Karier terpidana kasus pembunuhan berencana Yosua Hutabarat (Brigadir J), Richard Eliezer (Bharada E), sebagai anggota Polri belum tamat. Sebab, hanya dikenakan demosi 1 tahun dalam sidang etik akibat perbuatannya tersebut.
Pengamat kepolisian Ali Asghar berpendapat, keputusan sidang etik Bharada E tersebut tidak menyalahi peraturan. Pangkalnya, vonis yang diterima eks ajudan Ferdy Sambo itu di bawah 2 tahun.
"Di peraturan itu kalau polisi dijatuhi hukum tidak lebih dari dua tahun, itu bisa kembali ke institusi. Jadi, secara aturan tidak ada masalah," ucapnya saat dihubungi Alinea.id, Kamis (23/2).
Meskipun demikian, menurut Ali, keputusan tidak memecat Bharada E sebagai anggota Polri kurang bijaksana.

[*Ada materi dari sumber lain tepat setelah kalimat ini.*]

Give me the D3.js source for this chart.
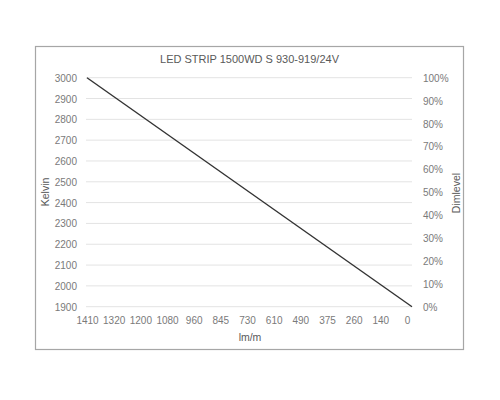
<!DOCTYPE html>
<html><head><meta charset="utf-8">
<script src="https://cdn.jsdelivr.net/npm/d3@7"></script>
<style>html,body{margin:0;padding:0;background:#fff;}svg{display:block;font-family:"Liberation Sans",Arial,sans-serif;}</style>
</head><body><svg id="c" width="500" height="400"></svg>
<script>
const title = "LED STRIP 1500WD S 930-919/24V";
const lmLabels = ["1410","1320","1200","1080","960","845","730","610","490","375","260","140","0"];
const kelvinTicks = [1900,2000,2100,2200,2300,2400,2500,2600,2700,2800,2900,3000];
const dimTicks = [0,10,20,30,40,50,60,70,80,90,100];
const lineDim = [100, 0];
const lineKelvin = [3000, 1900];

const svg = d3.select("#c");
const pTop = 77.7, pBottom = 306.7, pLeft = 87, pRight = 412;

svg.append("rect").attr("x",35.5).attr("y",46.5).attr("width",428).attr("height",303)
  .attr("fill","#fff").attr("stroke","#a6a6a6").attr("stroke-width",1.2);

const yK = d3.scaleLinear().domain([1900,3000]).range([pBottom, pTop]);
const yD = d3.scaleLinear().domain([0,100]).range([pBottom, pTop]);
const xLab = d3.scalePoint().domain(lmLabels).range([pLeft, 407]);
const xLine = d3.scaleLinear().domain([100,0]).range([pLeft, pRight]);

// gridlines
svg.append("g").selectAll("line").data(kelvinTicks).join("line")
  .attr("x1",pLeft-1).attr("x2",pRight).attr("y1",d=>yK(d)).attr("y2",d=>yK(d))
  .attr("stroke","#e3e3e3").attr("stroke-width",1);

// left axis
const gl = svg.append("g").attr("transform",`translate(${pLeft-10},0)`)
  .call(d3.axisLeft(yK).tickValues(kelvinTicks).tickSize(0).tickPadding(0).tickFormat(d3.format("d")));
gl.select(".domain").remove();
gl.selectAll("text").attr("fill","#7a7a7a").style("font-size","10px").attr("dy","0.35em");

// right axis
const gr = svg.append("g").attr("transform",`translate(${pRight+11},0)`)
  .call(d3.axisRight(yD).tickValues(dimTicks).tickSize(0).tickPadding(0).tickFormat(d=>d+"%"));
gr.select(".domain").remove();
gr.selectAll("text").attr("fill","#7a7a7a").style("font-size","10px").attr("dy","0.35em");

// bottom axis
const gb = svg.append("g").attr("transform",`translate(0,${pBottom+10})`)
  .call(d3.axisBottom(xLab).tickSize(0).tickPadding(0));
gb.select(".domain").remove();
gb.selectAll("text").attr("fill","#7a7a7a").style("font-size","10px").attr("dy","0.71em");

// line
const pts = lineDim.map((d,i)=>[d, lineKelvin[i]]);
svg.append("path").datum(pts)
  .attr("d", d3.line().x(d=>xLine(d[0])).y(d=>yK(d[1])))
  .attr("fill","none").attr("stroke","#333").attr("stroke-width",1.4);

// titles
svg.append("text").attr("x",249.5).attr("y",63).attr("text-anchor","middle")
  .attr("fill","#595959").style("font-size","11px").text(title);
svg.append("text").attr("transform","translate(49,192) rotate(-90)").attr("text-anchor","middle")
  .attr("fill","#595959").style("font-size","10.5px").text("Kelvin");
svg.append("text").attr("transform","translate(460,193) rotate(-90)").attr("text-anchor","middle")
  .attr("fill","#595959").style("font-size","10.5px").text("Dimlevel");
svg.append("text").attr("x",250).attr("y",341).attr("text-anchor","middle")
  .attr("fill","#595959").style("font-size","10.5px").text("lm/m");
</script></body></html>
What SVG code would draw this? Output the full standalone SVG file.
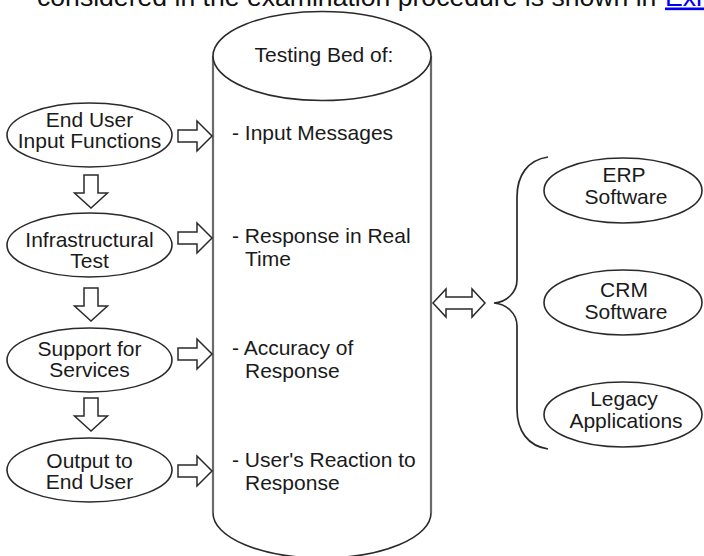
<svg xmlns="http://www.w3.org/2000/svg" width="704" height="556" viewBox="0 0 704 556">
  <style>
    .t { font-family: "Liberation Sans", Arial, sans-serif; font-size: 21px; fill: #1a1a1a; }
    .c { text-anchor: middle; }
    .shape { fill: #fff; stroke: #2a2a2a; stroke-width: 1.6; }
    .side { fill: none; stroke: #6a6a6a; stroke-width: 2.2; }
    .arrow { fill: #fff; stroke: #2a2a2a; stroke-width: 1.5; stroke-linejoin: miter; }
    .brace { fill: none; stroke: #2a2a2a; stroke-width: 1.7; }
  </style>
  <rect width="704" height="556" fill="#fff"/>

  <text x="37" y="5.5" font-family="Liberation Sans, Arial, sans-serif" font-size="26.6" fill="#111">considered in the examination procedure is shown in </text>
  <text x="665" y="5.5" font-family="Liberation Sans, Arial, sans-serif" font-size="26.6" fill="#0000ee" text-decoration="underline">Exh</text>

  <g id="testing-bed">
    <path d="M213,56 L213,513 A109,45 0 0 0 431,513 L431,56" fill="#fff" stroke="none"/>
    <path class="side" d="M213,56 L213,513"/>
    <path class="side" d="M431,56 L431,513"/>
    <path d="M213,513 A109,45 0 0 0 431,513" fill="none" stroke="#2a2a2a" stroke-width="1.6"/>
    <ellipse class="shape" cx="322" cy="56" rx="109" ry="44.5"/>
    <text class="t c" x="324" y="62">Testing Bed of:</text>
    <text class="t" x="232" y="140">- Input Messages</text>
    <text class="t" x="232" y="243">- Response in Real</text>
    <text class="t" x="245" y="266">Time</text>
    <text class="t" x="232" y="355">- Accuracy of</text>
    <text class="t" x="245" y="378">Response</text>
    <text class="t" x="232" y="467">- User's Reaction to</text>
    <text class="t" x="245" y="490">Response</text>
  </g>

  <g id="end-user-input">
    <ellipse class="shape" cx="89.5" cy="135" rx="82.5" ry="32"/>
    <text class="t c" x="89.5" y="127">End User</text>
    <text class="t c" x="89.5" y="148">Input Functions</text>
  </g>
  <g id="infrastructural-test">
    <ellipse class="shape" cx="89.5" cy="245" rx="82.5" ry="32"/>
    <text class="t c" x="89.5" y="247">Infrastructural</text>
    <text class="t c" x="89.5" y="268">Test</text>
  </g>
  <g id="support-services">
    <ellipse class="shape" cx="89.5" cy="360" rx="82.5" ry="32"/>
    <text class="t c" x="89.5" y="356">Support for</text>
    <text class="t c" x="89.5" y="377">Services</text>
  </g>
  <g id="output-end-user">
    <ellipse class="shape" cx="89.5" cy="470" rx="82.5" ry="32"/>
    <text class="t c" x="89.5" y="468">Output to</text>
    <text class="t c" x="89.5" y="489">End User</text>
  </g>

  <g id="erp-software">
    <ellipse class="shape" cx="623" cy="190.5" rx="79" ry="32.5"/>
    <text class="t c" x="624" y="182">ERP</text>
    <text class="t c" x="626" y="204">Software</text>
  </g>
  <g id="crm-software">
    <ellipse class="shape" cx="623" cy="302.5" rx="79" ry="32.5"/>
    <text class="t c" x="624" y="297">CRM</text>
    <text class="t c" x="626" y="319">Software</text>
  </g>
  <g id="legacy-applications">
    <ellipse class="shape" cx="623" cy="414.5" rx="79" ry="32.5"/>
    <text class="t c" x="624" y="406">Legacy</text>
    <text class="t c" x="626" y="428">Applications</text>
  </g>

  <g id="connectors">
    <path class="arrow" d="M178,130 L197,130 L197,121 L212,136 L197,151 L197,142 L178,142 Z"/>
    <path class="arrow" d="M178,232 L197,232 L197,223 L212,238 L197,253 L197,244 L178,244 Z"/>
    <path class="arrow" d="M178,348 L197,348 L197,339 L212,354 L197,369 L197,360 L178,360 Z"/>
    <path class="arrow" d="M178,465 L197,465 L197,456 L212,471 L197,486 L197,477 L178,477 Z"/>

    <path class="arrow" d="M84,175 L98,175 L98,193 L107.5,193 L91,208 L74.5,193 L84,193 Z"/>
    <path class="arrow" d="M84,288 L98,288 L98,306 L107.5,306 L91,321 L74.5,306 L84,306 Z"/>
    <path class="arrow" d="M84,398 L98,398 L98,416 L107.5,416 L91,431 L74.5,416 L84,416 Z"/>

    <path class="arrow" d="M433,303 L446,289 L446,297 L472,297 L472,289 L485,303 L472,317 L472,309 L446,309 L446,317 Z"/>
    <path class="brace" d="M548,157 C528,160 517,175 517,197 L517,280 C517,293 506,302 494,303 C506,304 517,313 517,326 L517,409 C517,431 528,446 548,449"/>
  </g>
</svg>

Pangkalnya, personel dari Korps Brimob itu merupakan eksekutor pembunuhan berencana Brigadir J.
"Kurang tepat, kurang bijaksana. Saya melihat seperti itu. Bagaimanapun Bharada E [adalah] eksekutor. Itu fakta yang tidak bisa dihindari walaupun sebagai justice collaborator (saksi pelaku yang bekerja sama)," tuturnya.
Putusan sidang etik Bharada E pun dikhawatirkan menjadi yurisprudensi dalam penanganan kasus serupa nantinya. "Ke depan pasti akan jadikan kasus ini sebagai benchmark (tolok ukur)," tutup akademisi Universitas Bhayangkara (Ubhara) Jakarta Raya ini.
Majelis hakim Pengadilan Negeri Jakarta Selatan (PN Jaksel) sebelumnya menjatuhkan vonis 1 tahun 6 bulan kepada Bharada E. Sebab, dinilai terbukti bersalah dalam pembunuhan berencana Brigadir J.
Beberapa waktu kemudian, Bharada E menjalani sidang etik Polri atas pembunuhan berencana Brigadir J. Putusannya, dikenakan demosi 1 tahun lantaran terbukti melanggar Pasal 13 jo Pasal 6 ayat (2) dan/atau Pasal 8 atau Pasal 10 ayat (1) Peraturan Polisi (Perpol) Nomor 7 Tahun 2022.
"Terduga pelanggar masih dapat bertahan di Mabes Polri," ucap Karo Penmas Humas Polri, Brigjen Ahmad Ramadhan, tentang vonis sidang etik Bharada E. "Sanksi bersifat etika. Perilaku pelanggar dinyatakan sebagai perbuatan tercela."